Chaves elaborated, “In the 80’s, you had psychics and clairvoyants actually working with detectives, so much that the Department of Justice actually issued this handbook for police departments to work with psychics. You can look on their site and it’s actually archived there, it’s a pdf you can get, and it’s really insane and it’s the backdrop of this movie.”
He added that while they didn’t choose the era as much as follow the events from real life, “I think there’s also something really welcoming about setting a film in that time period because you don’t have cellphones and you don’t have a lot of those distractions that we have now. If you look at a horror movie there’s usually some kind of conceit about ‘Why does the cell phone not work!?’ And it’s kind of just great to kind of tell a story in a time period where you don’t have to worry about that.”
EMBRACING THE EXORCIST
There is a shot in The Devil Made Me Do It’s opening sequence, which can be seen in the film’s trailer, as Father Gordon (Steve Coulter) arrives to perform the exorcism, that is clearly meant as an homage to The Exorcist’s iconic image of Father Merrin walking up to the home in that film.
When I asked Chaves about embracing the fact that if you do an onscreen exorcism, people will think about The Exorcist, he nodded and replied, “it was impossible to dodge that.

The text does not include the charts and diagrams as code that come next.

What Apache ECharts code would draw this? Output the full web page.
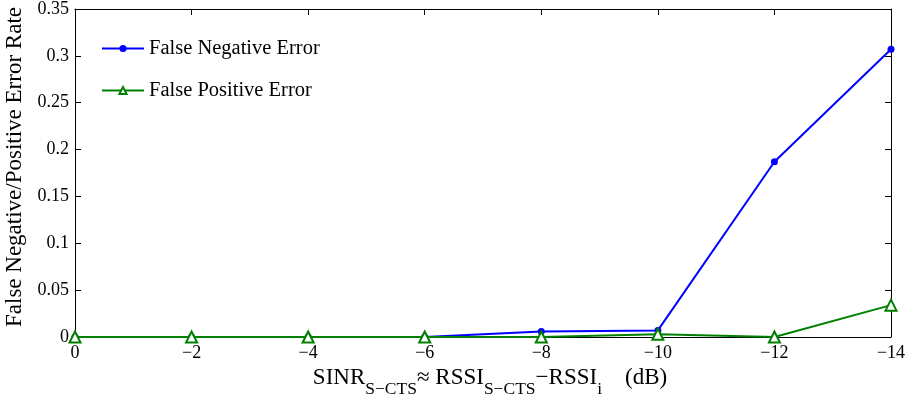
<!DOCTYPE html>
<html>
<head>
<meta charset="utf-8">
<script src="https://cdn.jsdelivr.net/npm/echarts@6/dist/echarts.min.js"></script>
<style>
  html, body { margin: 0; padding: 0; background: #fff; }
  #chart { width: 909px; height: 396px; }
</style>
</head>
<body>
<div id="chart"></div>
<script>
// SINR values (dB) along the x axis
const sinrDb = [0, -2, -4, -6, -8, -10, -12, -14];
// error rates measured at each SINR
const falseNegative = [0, 0, 0, 0, 0.006, 0.007, 0.187, 0.307];
const falsePositive = [0, 0, 0, 0, 0, 0.003, 0, 0.034];
const yTicks = [0, 0.05, 0.1, 0.15, 0.2, 0.25, 0.3, 0.35];

const FONT = '"Liberation Serif", "DejaVu Serif", serif';
const fmtMinus = v => String(v).replace('-', '\u2212');

const chart = echarts.init(document.getElementById('chart'), null, { renderer: 'canvas' });

const axisLineStyle = { color: '#000', width: 1 };
const tickStyle = { inside: true, length: 6, lineStyle: axisLineStyle };

chart.setOption({
  animation: false,
  backgroundColor: '#fff',
  textStyle: { fontFamily: FONT },
  grid: { left: 75, right: 18, top: 9, bottom: 59, containLabel: false, outerBoundsMode: 'none' },
  legend: {
    orient: 'vertical',
    left: 96,
    top: 33,
    itemWidth: 42,
    itemHeight: 9,
    itemGap: 21,
    textStyle: { fontFamily: FONT, fontSize: 20.5, color: '#000' },
    data: [
      { name: 'False Negative Error' },
      { name: 'False Positive Error' }
    ]
  },
  xAxis: [
    {
      type: 'value',
      inverse: true,
      min: -14,
      max: 0,
      interval: 2,
      position: 'bottom',
      axisLine: { onZero: false, lineStyle: axisLineStyle },
      axisTick: tickStyle,
      splitLine: { show: false },
      axisLabel: {
        color: '#000', fontFamily: FONT, fontSize: 18, margin: 7,
        formatter: v => fmtMinus(v)
      },
      name: '{m|SINR}{s|S\u2212CTS}{m|\u2248 RSSI}{s|S\u2212CTS}{m|\u2212RSSI}{s|i}{m|    (dB)}',
      nameLocation: 'middle',
      nameGap: 26,
      nameTextStyle: {
        color: '#000',
        fontFamily: FONT,
        padding: [0, 0, 0, 14],
        rich: {
          m: { fontFamily: FONT, fontSize: 23, color: '#000', verticalAlign: 'top' },
          s: { fontFamily: FONT, fontSize: 17.5, color: '#000', verticalAlign: 'top', padding: [14, 0, 0, 0] }
        }
      }
    },
    {
      type: 'value',
      inverse: true,
      min: -14,
      max: 0,
      interval: 2,
      position: 'top',
      axisLine: { onZero: false, lineStyle: axisLineStyle },
      axisTick: tickStyle,
      axisLabel: { show: false },
      splitLine: { show: false }
    }
  ],
  yAxis: [
    {
      type: 'value',
      min: 0,
      max: 0.35,
      interval: 0.05,
      position: 'left',
      axisLine: { show: true, onZero: false, lineStyle: axisLineStyle },
      axisTick: Object.assign({ show: true }, tickStyle),
      splitLine: { show: false },
      axisLabel: {
        color: '#000', fontFamily: FONT, fontSize: 18, margin: 6,
        formatter: v => {
          const t = yTicks.find(k => Math.abs(k - v) < 1e-9);
          return t === undefined ? '' : String(t);
        }
      },
      name: 'False Negative/Positive Error Rate',
      nameLocation: 'middle',
      nameGap: 44,
      nameTextStyle: { color: '#000', fontFamily: FONT, fontSize: 23, padding: [0, 0, 0, 12] }
    },
    {
      type: 'value',
      min: 0,
      max: 0.35,
      interval: 0.05,
      position: 'right',
      axisLine: { show: true, onZero: false, lineStyle: axisLineStyle },
      axisTick: Object.assign({ show: true }, tickStyle),
      axisLabel: { show: false },
      splitLine: { show: false }
    }
  ],
  series: [
    {
      name: 'False Negative Error',
      type: 'line',
      xAxisIndex: 0,
      yAxisIndex: 0,
      data: sinrDb.map((x, i) => [x, falseNegative[i]]),
      symbol: 'circle',
      symbolSize: 7,
      showAllSymbol: true,
      lineStyle: { color: '#0000ff', width: 2 },
      itemStyle: { color: '#0000ff' },
      z: 3
    },
    {
      name: 'False Positive Error',
      type: 'line',
      xAxisIndex: 0,
      yAxisIndex: 0,
      data: sinrDb.map((x, i) => [x, falsePositive[i]]),
      symbol: 'emptyTriangle',
      symbolSize: 11,
      showAllSymbol: true,
      lineStyle: { color: '#008000', width: 2 },
      itemStyle: { color: '#008000', borderWidth: 2 },
      z: 4
    }
  ]
});
</script>
</body>
</html>
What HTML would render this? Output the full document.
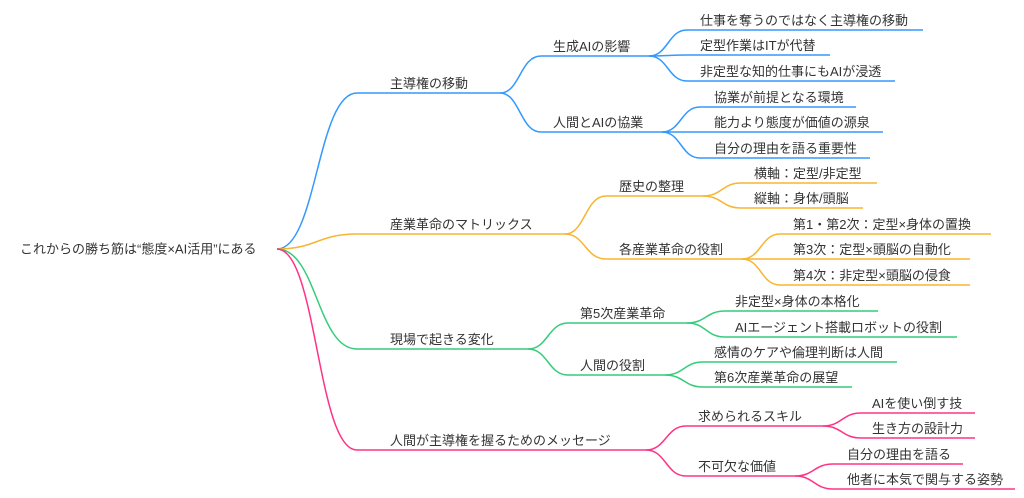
<!DOCTYPE html>
<html><head><meta charset="utf-8"><style>
html,body{margin:0;padding:0;background:#fff;}
svg{display:block;}
text{font-family:"Liberation Sans","Noto Sans CJK JP",sans-serif;font-size:13px;fill:#333;}
path{fill:none;stroke-width:1.5;}
.b{stroke:#3399ff}.o{stroke:#f7b531}.g{stroke:#35cc7a}.p{stroke:#ff3385}
</style></head><body>
<svg width="1024" height="498" viewBox="0 0 1024 498" xmlns="http://www.w3.org/2000/svg">
<!-- level 1 -->
<path class="b" d="M277,249 C317,249 317,93 357,93 H500"/>
<path class="o" d="M277,249 C317,249 317,234 357,234 H565"/>
<path class="g" d="M277,249 C317,249 317,349 357,349 H528"/>
<path class="p" d="M277,249 C317,249 317,450 357,450 H646"/>
<!-- level 2 -->
<path class="b" d="M500,93 C520,93 520,56 541,56 H649"/>
<path class="b" d="M500,93 C520,93 520,132 541,132 H662"/>
<path class="o" d="M565,234 C585,234 585,196 606,196 H703"/>
<path class="o" d="M565,234 C585,234 585,259 606,259 H742"/>
<path class="g" d="M528,349 C548,349 548,323 568,323 H687"/>
<path class="g" d="M528,349 C548,349 548,375 568,375 H665"/>
<path class="p" d="M646,450 C666,450 666,426 686,426 H823"/>
<path class="p" d="M646,450 C666,450 666,476 686,476 H795"/>
<!-- level 3 -->
<path class="b" d="M649,56 C668,56 668,30 687,30 H923"/>
<path class="b" d="M649,56 C668,56 668,55 687,55 H830"/>
<path class="b" d="M649,56 C668,56 668,81 687,81 H895"/>
<path class="b" d="M662,132 C681,132 681,107 700,107 H856"/>
<path class="b" d="M662,132 C681,132 681,132 700,132 H883"/>
<path class="b" d="M662,132 C681,132 681,158 700,158 H870"/>
<path class="o" d="M703,196 C722,196 722,183 741,183 H877"/>
<path class="o" d="M703,196 C722,196 722,208 741,208 H863"/>
<path class="o" d="M742,259 C761,259 761,234 780,234 H991"/>
<path class="o" d="M742,259 C761,259 761,259 780,259 H970"/>
<path class="o" d="M742,259 C761,259 761,285 780,285 H970"/>
<path class="g" d="M687,323 C706,323 706,311 725,311 H878"/>
<path class="g" d="M687,323 C706,323 706,337 725,337 H957"/>
<path class="g" d="M665,375 C684,375 684,362 703,362 H897"/>
<path class="g" d="M665,375 C684,375 684,387 703,387 H852"/>
<path class="p" d="M823,426 C842,426 842,413 861,413 H975"/>
<path class="p" d="M823,426 C842,426 842,438 861,438 H975"/>
<path class="p" d="M795,476 C814,476 814,464 833,464 H963"/>
<path class="p" d="M795,476 C814,476 814,489 833,489 H1015"/>

<!-- texts -->
<text x="20" y="253.5">これからの勝ち筋は“態度×AI活用”にある</text>

<text x="390" y="88">主導権の移動</text>
<text x="390" y="229">産業革命のマトリックス</text>
<text x="390" y="344">現場で起きる変化</text>
<text x="390" y="445">人間が主導権を握るためのメッセージ</text>

<text x="553" y="51">生成AIの影響</text>
<text x="553" y="127">人間とAIの協業</text>
<text x="619" y="191">歴史の整理</text>
<text x="619" y="254">各産業革命の役割</text>
<text x="580" y="318">第5次産業革命</text>
<text x="580" y="370">人間の役割</text>
<text x="698" y="421">求められるスキル</text>
<text x="698" y="471">不可欠な価値</text>

<text x="700" y="25">仕事を奪うのではなく主導権の移動</text>
<text x="700" y="50">定型作業はITが代替</text>
<text x="700" y="76">非定型な知的仕事にもAIが浸透</text>
<text x="714" y="102">協業が前提となる環境</text>
<text x="714" y="127">能力より態度が価値の源泉</text>
<text x="714" y="153">自分の理由を語る重要性</text>
<text x="754" y="178">横軸：定型/非定型</text>
<text x="754" y="203">縦軸：身体/頭脳</text>
<text x="793" y="229">第1・第2次：定型×身体の置換</text>
<text x="793" y="254">第3次：定型×頭脳の自動化</text>
<text x="793" y="280">第4次：非定型×頭脳の侵食</text>
<text x="735" y="306">非定型×身体の本格化</text>
<text x="735" y="332">AIエージェント搭載ロボットの役割</text>
<text x="714" y="357">感情のケアや倫理判断は人間</text>
<text x="714" y="382">第6次産業革命の展望</text>
<text x="872" y="408">AIを使い倒す技</text>
<text x="872" y="433">生き方の設計力</text>
<text x="847" y="459">自分の理由を語る</text>
<text x="847" y="484">他者に本気で関与する姿勢</text>
</svg>
</body></html>
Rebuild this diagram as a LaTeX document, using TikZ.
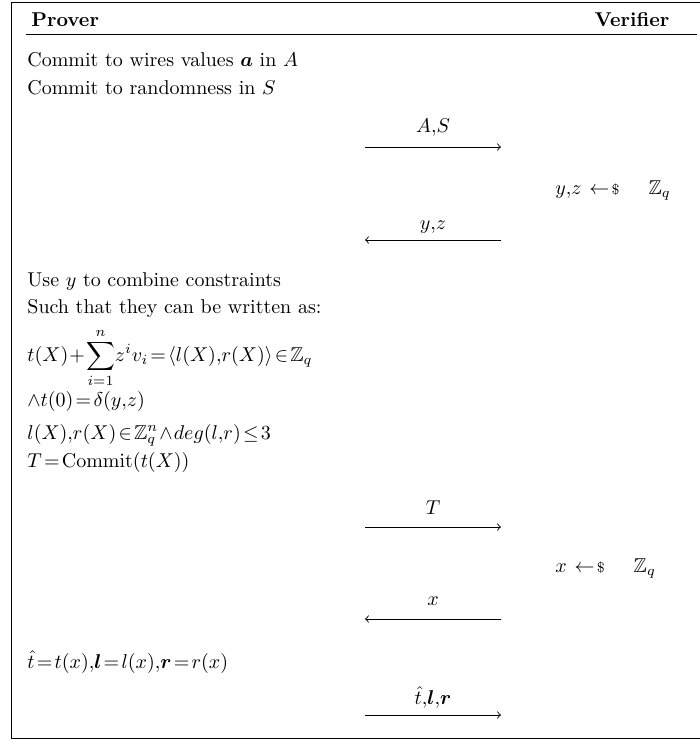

I think that, from the beginning, The Conjuring movies are these love letters to horror cinema. You can see so much of The Changeling in the first Conjuring. I was like ‘We can’t do an exorcism, especially the exorcism of a young child. without doing a little bit of a nod to [The Exorcist].”
Chaves actually then began to second guess himself, explaining, “It’s funny, because I was about to take it out. It was right before a screening and I was about to take it out because I was like, ‘Oh, it’s too much on the nose. That’s almost too bold of a move.’ But I left it in and I’m really glad I did because after the screening, I think the people who know and love that movie really responded to it because I think it’s a conversation. This is kind of a conversation with horror fans. We acknowledge our past and we’re also kind of referencing that [past] with these movies.”
The Conjuring: The Devil Made Me Do It debuts June 4th in theaters and on HBO Max.